=== Required work ===
Repeat the material below exactly, with no pictures.

★ ★ ★

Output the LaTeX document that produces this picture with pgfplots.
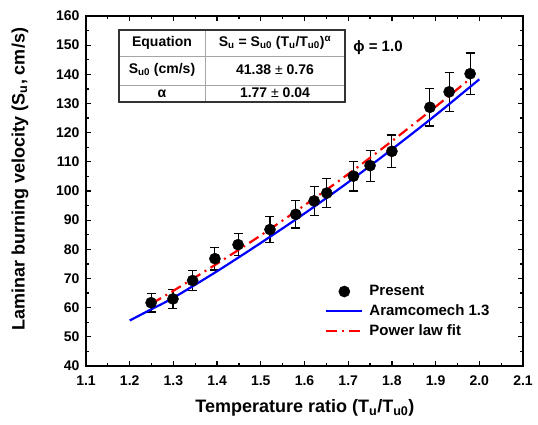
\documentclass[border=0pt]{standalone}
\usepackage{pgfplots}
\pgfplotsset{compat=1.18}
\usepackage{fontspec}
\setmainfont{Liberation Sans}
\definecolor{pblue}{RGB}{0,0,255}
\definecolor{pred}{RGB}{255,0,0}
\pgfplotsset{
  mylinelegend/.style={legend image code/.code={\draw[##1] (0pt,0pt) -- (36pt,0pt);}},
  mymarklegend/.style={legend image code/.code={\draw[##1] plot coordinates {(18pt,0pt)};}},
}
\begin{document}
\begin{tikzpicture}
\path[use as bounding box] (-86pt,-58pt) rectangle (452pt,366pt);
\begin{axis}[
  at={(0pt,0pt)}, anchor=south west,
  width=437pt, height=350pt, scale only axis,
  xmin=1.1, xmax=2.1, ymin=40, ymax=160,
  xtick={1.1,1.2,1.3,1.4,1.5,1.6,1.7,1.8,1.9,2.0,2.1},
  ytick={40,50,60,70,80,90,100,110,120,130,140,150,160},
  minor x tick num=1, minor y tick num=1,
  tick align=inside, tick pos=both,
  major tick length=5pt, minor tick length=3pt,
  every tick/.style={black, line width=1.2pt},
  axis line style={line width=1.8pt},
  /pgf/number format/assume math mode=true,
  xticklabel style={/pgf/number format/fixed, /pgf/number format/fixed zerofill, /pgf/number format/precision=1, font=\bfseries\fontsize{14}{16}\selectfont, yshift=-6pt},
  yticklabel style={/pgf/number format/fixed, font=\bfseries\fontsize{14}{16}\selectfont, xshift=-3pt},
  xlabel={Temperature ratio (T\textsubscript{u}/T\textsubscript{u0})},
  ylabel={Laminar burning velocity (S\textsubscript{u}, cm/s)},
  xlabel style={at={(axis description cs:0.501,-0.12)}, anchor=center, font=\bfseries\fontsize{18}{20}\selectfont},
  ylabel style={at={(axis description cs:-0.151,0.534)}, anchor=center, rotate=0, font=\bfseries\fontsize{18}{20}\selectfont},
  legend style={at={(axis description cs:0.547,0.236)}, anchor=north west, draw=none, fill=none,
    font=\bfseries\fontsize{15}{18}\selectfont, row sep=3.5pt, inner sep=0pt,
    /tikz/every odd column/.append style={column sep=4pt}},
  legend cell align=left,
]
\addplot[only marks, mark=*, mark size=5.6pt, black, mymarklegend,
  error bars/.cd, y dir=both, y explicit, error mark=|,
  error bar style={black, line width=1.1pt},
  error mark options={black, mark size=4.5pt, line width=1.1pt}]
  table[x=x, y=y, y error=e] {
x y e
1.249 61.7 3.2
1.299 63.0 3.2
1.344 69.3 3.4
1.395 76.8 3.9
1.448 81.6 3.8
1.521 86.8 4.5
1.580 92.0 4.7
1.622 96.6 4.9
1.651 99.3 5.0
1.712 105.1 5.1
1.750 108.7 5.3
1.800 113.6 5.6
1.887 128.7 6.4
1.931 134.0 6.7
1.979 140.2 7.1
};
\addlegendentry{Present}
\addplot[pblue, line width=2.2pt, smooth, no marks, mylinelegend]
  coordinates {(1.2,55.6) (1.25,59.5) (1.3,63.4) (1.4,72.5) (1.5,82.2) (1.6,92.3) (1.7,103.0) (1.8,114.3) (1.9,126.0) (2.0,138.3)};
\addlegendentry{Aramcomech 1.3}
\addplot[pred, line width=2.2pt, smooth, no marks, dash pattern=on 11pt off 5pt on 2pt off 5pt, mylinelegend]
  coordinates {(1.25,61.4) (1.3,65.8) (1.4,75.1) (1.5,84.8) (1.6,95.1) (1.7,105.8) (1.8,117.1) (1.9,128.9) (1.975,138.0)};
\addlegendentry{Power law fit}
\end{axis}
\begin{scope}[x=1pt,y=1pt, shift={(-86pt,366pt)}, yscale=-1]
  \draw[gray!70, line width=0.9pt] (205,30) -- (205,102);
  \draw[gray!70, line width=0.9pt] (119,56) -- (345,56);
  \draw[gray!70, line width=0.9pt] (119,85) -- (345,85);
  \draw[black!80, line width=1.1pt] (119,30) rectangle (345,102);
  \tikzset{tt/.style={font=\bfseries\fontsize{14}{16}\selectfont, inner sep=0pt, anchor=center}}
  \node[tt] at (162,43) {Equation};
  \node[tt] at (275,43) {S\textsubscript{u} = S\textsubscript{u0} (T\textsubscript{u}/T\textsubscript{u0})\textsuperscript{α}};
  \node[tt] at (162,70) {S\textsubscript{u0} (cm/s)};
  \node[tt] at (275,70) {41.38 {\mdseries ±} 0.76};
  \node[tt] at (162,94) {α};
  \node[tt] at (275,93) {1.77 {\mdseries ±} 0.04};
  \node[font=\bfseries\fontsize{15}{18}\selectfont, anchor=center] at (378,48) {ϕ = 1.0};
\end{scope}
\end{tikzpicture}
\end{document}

★ ★ ★

=== Worked solution ===
Output the LaTeX document that produces this picture with pgfplots.
\documentclass[border=0pt]{standalone}
\usepackage{pgfplots}
\pgfplotsset{compat=1.18}
\usepackage{fontspec}
\setmainfont{Liberation Sans}
\definecolor{pblue}{RGB}{0,0,255}
\definecolor{pred}{RGB}{255,0,0}
\pgfplotsset{
  mylinelegend/.style={legend image code/.code={\draw[##1] (0pt,0pt) -- (36pt,0pt);}},
  mymarklegend/.style={legend image code/.code={\draw[##1] plot coordinates {(18pt,0pt)};}},
}
\begin{document}
\begin{tikzpicture}
\path[use as bounding box] (-86pt,-58pt) rectangle (452pt,366pt);
\begin{axis}[
  at={(0pt,0pt)}, anchor=south west,
  width=437pt, height=350pt, scale only axis,
  xmin=1.1, xmax=2.1, ymin=40, ymax=160,
  xtick={1.1,1.2,1.3,1.4,1.5,1.6,1.7,1.8,1.9,2.0,2.1},
  ytick={40,50,60,70,80,90,100,110,120,130,140,150,160},
  minor x tick num=1, minor y tick num=1,
  tick align=inside, tick pos=both,
  major tick length=5pt, minor tick length=3pt,
  every tick/.style={black, line width=1.2pt},
  axis line style={line width=1.8pt},
  /pgf/number format/assume math mode=true,
  xticklabel style={/pgf/number format/fixed, /pgf/number format/fixed zerofill, /pgf/number format/precision=1, font=\bfseries\fontsize{14}{16}\selectfont, yshift=-6pt},
  yticklabel style={/pgf/number format/fixed, font=\bfseries\fontsize{14}{16}\selectfont, xshift=-3pt},
  xlabel={Temperature ratio (T\textsubscript{u}/T\textsubscript{u0})},
  ylabel={Laminar burning velocity (S\textsubscript{u}, cm/s)},
  xlabel style={at={(axis description cs:0.501,-0.12)}, anchor=center, font=\bfseries\fontsize{18}{20}\selectfont},
  ylabel style={at={(axis description cs:-0.151,0.534)}, anchor=center, rotate=0, font=\bfseries\fontsize{18}{20}\selectfont},
  legend style={at={(axis description cs:0.547,0.236)}, anchor=north west, draw=none, fill=none,
    font=\bfseries\fontsize{15}{18}\selectfont, row sep=3.5pt, inner sep=0pt,
    /tikz/every odd column/.append style={column sep=4pt}},
  legend cell align=left,
]
\addplot[only marks, mark=*, mark size=5.6pt, black, mymarklegend,
  error bars/.cd, y dir=both, y explicit, error mark=|,
  error bar style={black, line width=1.1pt},
  error mark options={black, mark size=4.5pt, line width=1.1pt}]
  table[x=x, y=y, y error=e] {
x y e
1.249 61.7 3.2
1.299 63.0 3.2
1.344 69.3 3.4
1.395 76.8 3.9
1.448 81.6 3.8
1.521 86.8 4.5
1.580 92.0 4.7
1.622 96.6 4.9
1.651 99.3 5.0
1.712 105.1 5.1
1.750 108.7 5.3
1.800 113.6 5.6
1.887 128.7 6.4
1.931 134.0 6.7
1.979 140.2 7.1
};
\addlegendentry{Present}
\addplot[pblue, line width=2.2pt, smooth, no marks, mylinelegend]
  coordinates {(1.2,55.6) (1.25,59.5) (1.3,63.4) (1.4,72.5) (1.5,82.2) (1.6,92.3) (1.7,103.0) (1.8,114.3) (1.9,126.0) (2.0,138.3)};
\addlegendentry{Aramcomech 1.3}
\addplot[pred, line width=2.2pt, smooth, no marks, dash pattern=on 11pt off 5pt on 2pt off 5pt, mylinelegend]
  coordinates {(1.25,61.4) (1.3,65.8) (1.4,75.1) (1.5,84.8) (1.6,95.1) (1.7,105.8) (1.8,117.1) (1.9,128.9) (1.975,138.0)};
\addlegendentry{Power law fit}
\end{axis}
\begin{scope}[x=1pt,y=1pt, shift={(-86pt,366pt)}, yscale=-1]
  \draw[gray!70, line width=0.9pt] (205,30) -- (205,102);
  \draw[gray!70, line width=0.9pt] (119,56) -- (345,56);
  \draw[gray!70, line width=0.9pt] (119,85) -- (345,85);
  \draw[black!80, line width=1.1pt] (119,30) rectangle (345,102);
  \tikzset{tt/.style={font=\bfseries\fontsize{14}{16}\selectfont, inner sep=0pt, anchor=center}}
  \node[tt] at (162,43) {Equation};
  \node[tt] at (275,43) {S\textsubscript{u} = S\textsubscript{u0} (T\textsubscript{u}/T\textsubscript{u0})\textsuperscript{α}};
  \node[tt] at (162,70) {S\textsubscript{u0} (cm/s)};
  \node[tt] at (275,70) {41.38 {\mdseries ±} 0.76};
  \node[tt] at (162,94) {α};
  \node[tt] at (275,93) {1.77 {\mdseries ±} 0.04};
  \node[font=\bfseries\fontsize{15}{18}\selectfont, anchor=center] at (378,48) {ϕ = 1.0};
\end{scope}
\end{tikzpicture}
\end{document}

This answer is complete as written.